A couple of years ago I made this for Australian Sheep and Wool Show with some of my handspun yarn.
Then my new whorls arrived and I decided to try the fast whorl for some laceweight spinning. I just grabbed the fibre because it was handy but fell in love with the yarn I was making. It was as if the merino wanted to become lace. As I experimented, the project, pattern and recipient became clear also. Spinning revealed paths and purpose.
The pattern is Evelyn A. Clark’s Prarie Rose Lace Shawl from The Knitter’s Book of Wool (2009) by Clara Parkes. The rose pattern, the fushia colour…a flower theme seemed to serendipitously form around the person I realised the shawl was for.
The only modification I made was an extra repeat to make the shawl a little larger. Project details here.
Prarie Rose Lace Shawl is typical of Evelyn Clark’s shawls, elegant and restrained patterning, concise and clear instructions and garter tab cast on. This shawl also features an extra stretchy bind off which I had not used before and will now finish every shawl with.
The other thing I learned from this project was that it is unwise to knit lace during periods of emotional turmoil. The lace marks several points where I had to learn this lesson.
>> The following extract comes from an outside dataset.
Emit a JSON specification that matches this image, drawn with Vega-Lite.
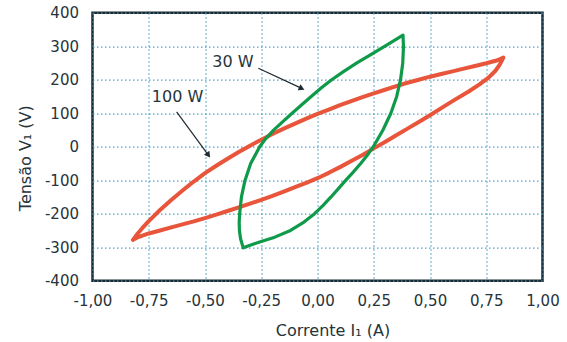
{
  "$schema": "https://vega.github.io/schema/vega-lite/v6.json",
  "width": 450,
  "height": 268,
  "autosize": "none",
  "padding": {"left": 92.5, "top": 12.7, "right": 24.5, "bottom": 61.3},
  "background": "white",
  "config": {
    "view": {"stroke": "#1c2a30", "strokeWidth": 2.5},
    "font": "DejaVu Sans"
  },
  "datasets": {
    "loops": [
      {"s": "100 W", "i": 0, "x": -0.82, "y": -278},
      {"s": "100 W", "i": 1, "x": -0.8, "y": -260},
      {"s": "100 W", "i": 2, "x": -0.78, "y": -244},
      {"s": "100 W", "i": 3, "x": -0.75, "y": -222},
      {"s": "100 W", "i": 4, "x": -0.7, "y": -189},
      {"s": "100 W", "i": 5, "x": -0.65, "y": -159},
      {"s": "100 W", "i": 6, "x": -0.6, "y": -131},
      {"s": "100 W", "i": 7, "x": -0.55, "y": -104},
      {"s": "100 W", "i": 8, "x": -0.5, "y": -79},
      {"s": "100 W", "i": 9, "x": -0.45, "y": -57},
      {"s": "100 W", "i": 10, "x": -0.4, "y": -36},
      {"s": "100 W", "i": 11, "x": -0.35, "y": -16},
      {"s": "100 W", "i": 12, "x": -0.3, "y": 3},
      {"s": "100 W", "i": 13, "x": -0.25, "y": 21},
      {"s": "100 W", "i": 14, "x": -0.2, "y": 38},
      {"s": "100 W", "i": 15, "x": -0.15, "y": 54},
      {"s": "100 W", "i": 16, "x": -0.1, "y": 69},
      {"s": "100 W", "i": 17, "x": -0.05, "y": 84},
      {"s": "100 W", "i": 18, "x": 0, "y": 98},
      {"s": "100 W", "i": 19, "x": 0.05, "y": 111},
      {"s": "100 W", "i": 20, "x": 0.1, "y": 124},
      {"s": "100 W", "i": 21, "x": 0.15, "y": 136},
      {"s": "100 W", "i": 22, "x": 0.2, "y": 148},
      {"s": "100 W", "i": 23, "x": 0.25, "y": 159},
      {"s": "100 W", "i": 24, "x": 0.3, "y": 170},
      {"s": "100 W", "i": 25, "x": 0.35, "y": 181},
      {"s": "100 W", "i": 26, "x": 0.4, "y": 191},
      {"s": "100 W", "i": 27, "x": 0.45, "y": 200},
      {"s": "100 W", "i": 28, "x": 0.5, "y": 209},
      {"s": "100 W", "i": 29, "x": 0.55, "y": 217},
      {"s": "100 W", "i": 30, "x": 0.6, "y": 225},
      {"s": "100 W", "i": 31, "x": 0.65, "y": 233},
      {"s": "100 W", "i": 32, "x": 0.7, "y": 241},
      {"s": "100 W", "i": 33, "x": 0.75, "y": 249},
      {"s": "100 W", "i": 34, "x": 0.8, "y": 258},
      {"s": "100 W", "i": 35, "x": 0.826, "y": 266},
      {"s": "100 W", "i": 36, "x": 0.81, "y": 245},
      {"s": "100 W", "i": 37, "x": 0.79, "y": 226},
      {"s": "100 W", "i": 38, "x": 0.76, "y": 206},
      {"s": "100 W", "i": 39, "x": 0.72, "y": 186},
      {"s": "100 W", "i": 40, "x": 0.67, "y": 164},
      {"s": "100 W", "i": 41, "x": 0.6, "y": 136},
      {"s": "100 W", "i": 42, "x": 0.55, "y": 115},
      {"s": "100 W", "i": 43, "x": 0.5, "y": 94},
      {"s": "100 W", "i": 44, "x": 0.45, "y": 74},
      {"s": "100 W", "i": 45, "x": 0.4, "y": 54},
      {"s": "100 W", "i": 46, "x": 0.35, "y": 34},
      {"s": "100 W", "i": 47, "x": 0.3, "y": 14},
      {"s": "100 W", "i": 48, "x": 0.25, "y": -5},
      {"s": "100 W", "i": 49, "x": 0.2, "y": -25},
      {"s": "100 W", "i": 50, "x": 0.15, "y": -43},
      {"s": "100 W", "i": 51, "x": 0.1, "y": -61},
      {"s": "100 W", "i": 52, "x": 0.05, "y": -78},
      {"s": "100 W", "i": 53, "x": 0, "y": -94},
      {"s": "100 W", "i": 54, "x": -0.05, "y": -108},
      {"s": "100 W", "i": 55, "x": -0.1, "y": -121},
      {"s": "100 W", "i": 56, "x": -0.15, "y": -134},
      {"s": "100 W", "i": 57, "x": -0.2, "y": -147},
      {"s": "100 W", "i": 58, "x": -0.25, "y": -159},
      {"s": "100 W", "i": 59, "x": -0.3, "y": -170},
      {"s": "100 W", "i": 60, "x": -0.35, "y": -181},
      {"s": "100 W", "i": 61, "x": -0.4, "y": -192},
      {"s": "100 W", "i": 62, "x": -0.45, "y": -203},
      {"s": "100 W", "i": 63, "x": -0.5, "y": -213},
      {"s": "100 W", "i": 64, "x": -0.55, "y": -223},
      {"s": "100 W", "i": 65, "x": -0.6, "y": -232},
      {"s": "100 W", "i": 66, "x": -0.65, "y": -241},
      {"s": "100 W", "i": 67, "x": -0.7, "y": -250},
      {"s": "100 W", "i": 68, "x": -0.75, "y": -259},
      {"s": "100 W", "i": 69, "x": -0.8, "y": -271},
      {"s": "100 W", "i": 70, "x": -0.82, "y": -278},
      {"s": "30 W", "i": 0, "x": -0.33, "y": -302},
      {"s": "30 W", "i": 1, "x": -0.342, "y": -275},
      {"s": "30 W", "i": 2, "x": -0.347, "y": -250},
      {"s": "30 W", "i": 3, "x": -0.348, "y": -225},
      {"s": "30 W", "i": 4, "x": -0.346, "y": -200},
      {"s": "30 W", "i": 5, "x": -0.338, "y": -150},
      {"s": "30 W", "i": 6, "x": -0.322, "y": -100},
      {"s": "30 W", "i": 7, "x": -0.297, "y": -50},
      {"s": "30 W", "i": 8, "x": -0.257, "y": 0},
      {"s": "30 W", "i": 9, "x": -0.229, "y": 25},
      {"s": "30 W", "i": 10, "x": -0.194, "y": 50},
      {"s": "30 W", "i": 11, "x": -0.154, "y": 75},
      {"s": "30 W", "i": 12, "x": -0.113, "y": 100},
      {"s": "30 W", "i": 13, "x": -0.07, "y": 125},
      {"s": "30 W", "i": 14, "x": -0.028, "y": 150},
      {"s": "30 W", "i": 15, "x": 0.016, "y": 175},
      {"s": "30 W", "i": 16, "x": 0.063, "y": 200},
      {"s": "30 W", "i": 17, "x": 0.117, "y": 225},
      {"s": "30 W", "i": 18, "x": 0.175, "y": 250},
      {"s": "30 W", "i": 19, "x": 0.237, "y": 275},
      {"s": "30 W", "i": 20, "x": 0.3, "y": 300},
      {"s": "30 W", "i": 21, "x": 0.38, "y": 333},
      {"s": "30 W", "i": 22, "x": 0.382, "y": 300},
      {"s": "30 W", "i": 23, "x": 0.379, "y": 250},
      {"s": "30 W", "i": 24, "x": 0.369, "y": 200},
      {"s": "30 W", "i": 25, "x": 0.352, "y": 150},
      {"s": "30 W", "i": 26, "x": 0.326, "y": 100},
      {"s": "30 W", "i": 27, "x": 0.291, "y": 50},
      {"s": "30 W", "i": 28, "x": 0.248, "y": 0},
      {"s": "30 W", "i": 29, "x": 0.222, "y": -25},
      {"s": "30 W", "i": 30, "x": 0.192, "y": -50},
      {"s": "30 W", "i": 31, "x": 0.16, "y": -75},
      {"s": "30 W", "i": 32, "x": 0.126, "y": -100},
      {"s": "30 W", "i": 33, "x": 0.093, "y": -125},
      {"s": "30 W", "i": 34, "x": 0.06, "y": -150},
      {"s": "30 W", "i": 35, "x": 0.025, "y": -175},
      {"s": "30 W", "i": 36, "x": -0.013, "y": -200},
      {"s": "30 W", "i": 37, "x": -0.06, "y": -225},
      {"s": "30 W", "i": 38, "x": -0.12, "y": -250},
      {"s": "30 W", "i": 39, "x": -0.19, "y": -270},
      {"s": "30 W", "i": 40, "x": -0.25, "y": -283},
      {"s": "30 W", "i": 41, "x": -0.29, "y": -292},
      {"s": "30 W", "i": 42, "x": -0.33, "y": -302}
    ],
    "labels": [
      {"lab": "30 W", "x": -0.376, "y": 254},
      {"lab": "100 W", "x": -0.622, "y": 147}
    ],
    "arrows": [
      {"lab": "30 W", "x": -0.263, "y": 234, "x2": -0.07, "y2": 174},
      {"lab": "100 W", "x": -0.626, "y": 104, "x2": -0.485, "y2": -25}
    ]
  },
  "layer": [
    {
      "data": {"name": "loops"},
      "mark": {"type": "line", "interpolate": "linear", "strokeJoin": "round", "strokeCap": "round"},
      "encoding": {
        "x": {
          "field": "x", "type": "quantitative", "title": "Corrente I\u2081 (A)",
          "scale": {"domain": [-1, 1], "nice": false, "zero": false},
          "axis": {
            "values": [-1, -0.75, -0.5, -0.25, 0, 0.25, 0.5, 0.75, 1],
            "labelExpr": "replace(replace(format(datum.value, '.2f'), '.', ','), '\u2212', '-')",
            "domain": false, "ticks": false, "labelOverlap": false,
            "labelPadding": 13, "labelFontSize": 15, "labelColor": "#26343a",
            "labelFont": "DejaVu Sans", "labelFlush": false,
            "grid": true, "gridColor": "#3d9ac4", "gridDash": [1.5, 2.5], "gridWidth": 1.2, "gridOpacity": 0.9,
            "titleFontSize": 16, "titleFontWeight": "normal",
            "titleColor": "#26343a", "titleFont": "DejaVu Sans",
            "titleX": 240, "titleY": 50, "titleAlign": "center", "titleBaseline": "middle"
          }
        },
        "y": {
          "field": "y", "type": "quantitative", "title": "Tensão V\u2081 (V)",
          "scale": {"domain": [-400, 400], "nice": false, "zero": false},
          "axis": {
            "values": [-400, -300, -200, -100, 0, 100, 200, 300, 400],
            "tickCount": 9,
            "labelExpr": "datum.value + ''",
            "domain": false, "ticks": false, "labelOverlap": false,
            "labelPadding": 14, "labelFontSize": 15, "labelColor": "#26343a",
            "labelFont": "DejaVu Sans", "labelFlush": false,
            "grid": true, "gridColor": "#3d9ac4", "gridDash": [1.5, 2.5], "gridWidth": 1.2, "gridOpacity": 0.9,
            "titleFontSize": 16, "titleFontWeight": "normal",
            "titleColor": "#26343a", "titleFont": "DejaVu Sans",
            "titleX": -67, "titleY": 145, "titleAlign": "center", "titleBaseline": "middle", "titleAngle": -90
          }
        },
        "order": {"field": "i", "type": "quantitative"},
        "color": {
          "field": "s", "type": "nominal",
          "scale": {"domain": ["100 W", "30 W"], "range": ["#e8553b", "#0f9a4a"]},
          "legend": null
        },
        "strokeWidth": {
          "field": "s", "type": "nominal",
          "scale": {"domain": ["100 W", "30 W"], "range": [4, 3.2]},
          "legend": null
        }
      }
    },
    {
      "data": {"name": "arrows"},
      "mark": {"type": "rule", "color": "#1e2a30", "strokeWidth": 1.2},
      "encoding": {
        "x": {"field": "x", "type": "quantitative", "title": "Corrente I\u2081 (A)"},
        "y": {"field": "y", "type": "quantitative", "title": "Tensão V\u2081 (V)"},
        "x2": {"field": "x2"},
        "y2": {"field": "y2"}
      }
    },
    {
      "data": {"name": "arrows"},
      "transform": [{"filter": "datum.lab == '30 W'"}],
      "mark": {"type": "point", "shape": "triangle-right", "filled": true, "color": "#1e2a30", "size": 45, "angle": 25, "opacity": 1},
      "encoding": {
        "x": {"field": "x2", "type": "quantitative", "title": "Corrente I\u2081 (A)"},
        "y": {"field": "y2", "type": "quantitative", "title": "Tensão V\u2081 (V)"}
      }
    },
    {
      "data": {"name": "arrows"},
      "transform": [{"filter": "datum.lab == '100 W'"}],
      "mark": {"type": "point", "shape": "triangle-right", "filled": true, "color": "#1e2a30", "size": 45, "angle": 54, "opacity": 1},
      "encoding": {
        "x": {"field": "x2", "type": "quantitative", "title": "Corrente I\u2081 (A)"},
        "y": {"field": "y2", "type": "quantitative", "title": "Tensão V\u2081 (V)"}
      }
    },
    {
      "data": {"name": "labels"},
      "mark": {"type": "text", "fontSize": 16, "color": "#26343a", "font": "DejaVu Sans", "align": "center", "baseline": "middle"},
      "encoding": {
        "x": {"field": "x", "type": "quantitative", "title": "Corrente I\u2081 (A)"},
        "y": {"field": "y", "type": "quantitative", "title": "Tensão V\u2081 (V)"},
        "text": {"field": "lab"}
      }
    }
  ]
}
I don’t think it has marred the work, rather it has encoded some lived experience into the shawl.
A row and a half to go, I ran out of yarn! But that was OK, I had kept records and could spin some more from the remaining fibre. I just had to finish the spinning project currently on the wheel which was using all my bobbins. As I finished that project the emptied bobbins surprisingly revealed the exact merino singles I needed and forgot about. I plyed them and kept knitting. I finished with an inch and a half to spare…not ideal but just enough.